Exercise details> From the first line of the data below through the line bearing "var rightTicks = [55, 41, 28, 14, 0, -14, -28, -41];", reproduce each line exactly; do not include pictures.

Data segment>

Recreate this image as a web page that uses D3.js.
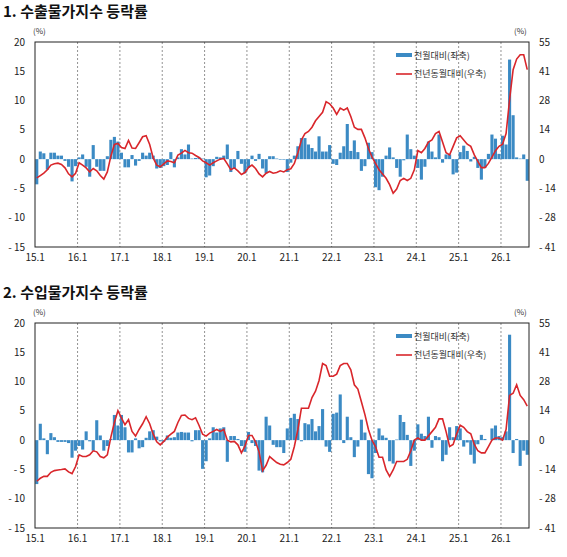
<!DOCTYPE html>
<html><head><meta charset="utf-8">
<script src="https://cdn.jsdelivr.net/npm/d3@7"></script>
<style>
body{margin:0;background:#fff;font-family:"Noto Sans CJK KR","Noto Sans",sans-serif;}
</style></head>
<body>
<script>
// months 2015.1 - 2026.8
var years = ["15.1","16.1","17.1","18.1","19.1","20.1","21.1","22.1","23.1","24.1","25.1","26.1"];
var leftTicks = [20, 15, 10, 5, 0, -5, -10, -15];
var rightTicks = [55, 41, 28, 14, 0, -14, -28, -41];

// 수출 전월대비 (좌축, %)
var expMoM = [
 -4.3,1.3,1.0,-1.8,1.1,1.1,0.6,0.6,-0.3,-1.3,-3.8,-1.2,
 0.3,0.8,-1.3,-3.0,2.4,-1.3,-2.0,-2.0,0.5,3.3,3.8,3.0,
 1.1,-1.4,-1.4,0.7,-1.1,-0.3,1.1,0.6,1.1,0.6,-1.6,-1.5,
 -1.2,-1.0,1.2,-1.4,0.3,1.7,0.8,2.5,0.1,0.2,0.3,0.1,
 -3.1,-2.8,-1.2,0.4,0.3,0.6,2.5,-2.2,-1.6,1.4,-0.8,-2.4,
 -1.5,0.6,-0.3,0.9,-1.6,-2.4,0.5,0.5,0.1,-0.1,-0.1,-2.2,
 -0.6,0.6,2.2,3.6,3.6,2.5,1.9,1.3,3.9,1.3,1.3,2.4,
 -0.8,-1.0,1.1,2.2,6.0,1.4,3.2,1.2,-2.0,-1.2,2.8,1.2,
 -4.8,-5.3,-3.0,0.6,2.0,0.3,-1.5,-3.0,-0.2,4.2,1.7,0.6,
 -1.5,-3.5,-1.3,3.0,1.3,0.3,4.2,-0.6,0.8,0.8,-2.6,-2.3,
 1.2,2.3,1.4,-0.4,0.4,-1.5,-3.5,-1.5,0.9,4.2,3.5,0.9,
 4.0,2.5,17.0,7.5,0.3,0.1,0.8,-3.7
];
// 수출 전년동월대비 (우축, %)
var expYoY = [
 -8.8,-7.7,-6.6,-5.0,-2.8,-2.2,-1.9,-2.5,-4.1,-6.9,-8.3,-6.6,
 -1.7,-2.8,-4.1,-6.0,-4.4,-5.5,-7.7,-9.4,-6.0,1.4,6.9,7.4,
 5.5,5.0,8.8,5.2,5.0,7.7,10.5,11.0,6.9,0.6,-2.8,-3.6,
 -2.2,-0.8,-1.1,-1.7,1.9,2.8,4.1,3.0,2.8,1.7,0.8,-0.8,
 -1.7,-2.8,-1.7,-0.8,0.0,0.3,-2.2,-5.0,-4.1,-5.5,-7.2,-6.3,
 -3.9,-2.8,-4.4,-6.9,-8.3,-6.6,-5.8,-6.6,-6.3,-5.5,-6.0,-5.0,
 -4.5,-2,3,9,12,13,15,18,20,22,27,26,
 24,21,24,23,24,20,15,14,14,10,5,1,
 -2,-5,-7,-9,-12,-16,-14,-10,-9,-10,-9,-5,
 4,3,5,8,9,12,13,8,3,2,6,10,
 11,9,7,6,2,-1,-4,-4,-2,1,4,6,
 7,12,28,42,47,49,49,42
];
// 수입 전월대비 (좌축, %)
var impMoM = [
 -7.5,2.8,0.3,-2.4,1.2,0.5,-0.3,-0.3,-0.3,-0.5,-3.0,-1.8,
 -1.0,-1.6,1.5,-0.2,-1.8,3.4,0.8,-1.8,-1.0,0.2,4.3,2.5,
 4.3,2.2,-2.1,-2.1,0.3,-1.4,-1.2,0.4,1.5,1.7,0.6,-0.2,
 -0.3,0.8,0.4,0.5,1.3,1.4,1.3,1.3,-0.2,1.7,1.7,-4.9,
 -3.6,0.3,2.2,1.3,2.0,2.2,-3.7,0.7,0.7,0.2,-1.0,-2.0,
 1.4,-0.5,-1.0,-5.2,-5.5,4.0,2.5,-0.8,-1.2,-1.2,-2.2,2.0,
 3.8,4.5,3.6,-0.2,2.9,2.7,3.6,1.5,2.4,5.3,-1.1,-2.0,
 4.5,4.7,7.8,-0.5,4.0,0.5,-2.9,-1.1,3.5,1.3,-5.8,-6.5,
 -2.2,2.0,0.8,0.4,-3.6,-4.0,0.1,4.3,3.1,0.9,-4.4,-1.8,
 2.7,1.1,0.7,4.0,-1.3,0.7,0.5,-3.6,-2.5,2.2,0.5,2.4,
 2.0,-1.1,-0.4,-2.5,-4.0,-0.7,0.9,0.2,0.0,2.0,2.5,0.7,
 0.5,1.5,18.0,-2.2,0.2,-4.4,-1.8,-2.5
];
// 수입 전년동월대비 (우축, %)
var impYoY = [
 -19.3,-17.9,-17.0,-17.0,-15.1,-14.3,-14.0,-13.8,-13.5,-14.9,-15.7,-12.4,
 -6.9,-7.7,-7.7,-6.9,-5.0,-5.5,-7.7,-8.3,-6.9,1.4,8.3,13.8,
 10.5,7.2,9.6,4.1,1.9,5.0,7.7,11.0,7.7,2.8,-0.8,-2.2,
 -0.6,1.4,2.8,4.1,8.3,11.6,11.8,10.2,9.6,10.5,6.9,2.8,
 1.9,3.3,4.1,5.0,4.1,5.0,0.0,-0.8,-0.6,-2.2,-6.0,-2.8,
 2.2,2.2,-0.8,-5.5,-14.3,-11.8,-7.7,-9.1,-10.5,-11.3,-11.6,-10.5,
 -9,-3,5,15,15,15,20,23,28,36,35,30,
 30,31,35,36,36,33,26,24,18,12,5,0,
 -3,-8,-8,-14,-17,-14,-10,-10,-10,-9,-5,0,
 1,0,0,2,4,6,10,10,4,-3,-2,3,
 7,6,4,3,-2,-5,-6,-6,-3,0,1,1,
 0,5,21,22,26,21,19,16
];

var W = 567, H = 557;
var svg = d3.select("body").append("svg").attr("width", W).attr("height", H);
var months = d3.range(expMoM.length);
var x = d3.scaleBand().domain(months).range([35, 529]).paddingInner(0.12).paddingOuter(0.06);

function panel(top, title, mom, yoy) {
  var y0 = top + 30, y1 = top + 235;
  var yL = d3.scaleLinear().domain([-15, 20]).range([y1, y0]);
  var yR = d3.scaleLinear().domain([-41.25, 55]).range([y1, y0]);
  var g = svg.append("g");

  g.append("text").attr("x", 3).attr("y", top + 5).attr("font-size", 15).attr("font-weight", "bold")
    .attr("fill", "#111").text(title);

  // year gridlines
  g.selectAll(".grid").data(years.slice(1)).enter().append("line")
    .attr("x1", function(d, i){ return x((i + 1) * 12); })
    .attr("x2", function(d, i){ return x((i + 1) * 12); })
    .attr("y1", y0).attr("y2", y1)
    .attr("stroke", "#777").attr("stroke-width", 0.8).attr("stroke-dasharray", "2,2");

  // bars
  g.selectAll(".bar").data(mom).enter().append("rect")
    .attr("x", function(d, i){ return x(i); })
    .attr("width", x.bandwidth())
    .attr("y", function(d){ return yL(Math.max(0, d)); })
    .attr("height", function(d){ return Math.abs(yL(d) - yL(0)); })
    .attr("fill", "#3b8ac4");

  // line
  var line = d3.line().x(function(d, i){ return x(i) + x.bandwidth() / 2; }).y(function(d){ return yR(d); });
  g.append("path").attr("d", line(yoy)).attr("fill", "none").attr("stroke", "#d9262b").attr("stroke-width", 1.6);

  // frame
  g.append("rect").attr("x", 35).attr("y", y0).attr("width", 494).attr("height", y1 - y0)
    .attr("fill", "none").attr("stroke", "#222").attr("stroke-width", 1);

  // left axis labels
  g.selectAll(".lt").data(leftTicks).enter().append("text")
    .attr("x", 25).attr("y", function(d){ return yL(d) + 3.5; }).attr("text-anchor", "end")
    .attr("font-size", 10).attr("fill", "#222")
    .text(function(d){ return d < 0 ? "- " + (-d) : d; });
  // right axis labels
  g.selectAll(".rt").data(rightTicks).enter().append("text")
    .attr("x", 539).attr("y", function(d, i){ return yL(20 - i * 5) + 3.5; })
    .attr("font-size", 10).attr("fill", "#222")
    .text(function(d){ return d < 0 ? "- " + (-d) : d; });
  // x labels
  g.selectAll(".xt").data(years).enter().append("text")
    .attr("x", function(d, i){ return x(i * 12); }).attr("y", y1 + 14).attr("text-anchor", "middle")
    .attr("font-size", 10).attr("fill", "#222").text(function(d){ return d; });

  g.append("text").attr("x", 33).attr("y", y0 - 8).attr("font-size", 8).attr("fill", "#333").text("(%)");
  g.append("text").attr("x", 514).attr("y", y0 - 8).attr("font-size", 8).attr("fill", "#333").text("(%)");

  // legend
  g.append("rect").attr("x", 396).attr("y", y0 + 11).attr("width", 16).attr("height", 4).attr("fill", "#3b8ac4");
  g.append("text").attr("x", 414).attr("y", y0 + 17).attr("font-size", 9).attr("fill", "#333").text("전월대비(좌축)");
  g.append("line").attr("x1", 396).attr("x2", 412).attr("y1", y0 + 32).attr("y2", y0 + 32)
    .attr("stroke", "#d9262b").attr("stroke-width", 1.6);
  g.append("text").attr("x", 414).attr("y", y0 + 35).attr("font-size", 9).attr("fill", "#333").text("전년동월대비(우축)");
}

panel(12, "1. 수출물가지수 등락률", expMoM, expYoY);
panel(293, "2. 수입물가지수 등락률", impMoM, impYoY);
</script>
</body></html>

Complete output>
Recreate this image as a web page that uses D3.js.
<!DOCTYPE html>
<html><head><meta charset="utf-8">
<script src="https://cdn.jsdelivr.net/npm/d3@7"></script>
<style>
body{margin:0;background:#fff;font-family:"Noto Sans CJK KR","Noto Sans",sans-serif;}
</style></head>
<body>
<script>
// months 2015.1 - 2026.8
var years = ["15.1","16.1","17.1","18.1","19.1","20.1","21.1","22.1","23.1","24.1","25.1","26.1"];
var leftTicks = [20, 15, 10, 5, 0, -5, -10, -15];
var rightTicks = [55, 41, 28, 14, 0, -14, -28, -41];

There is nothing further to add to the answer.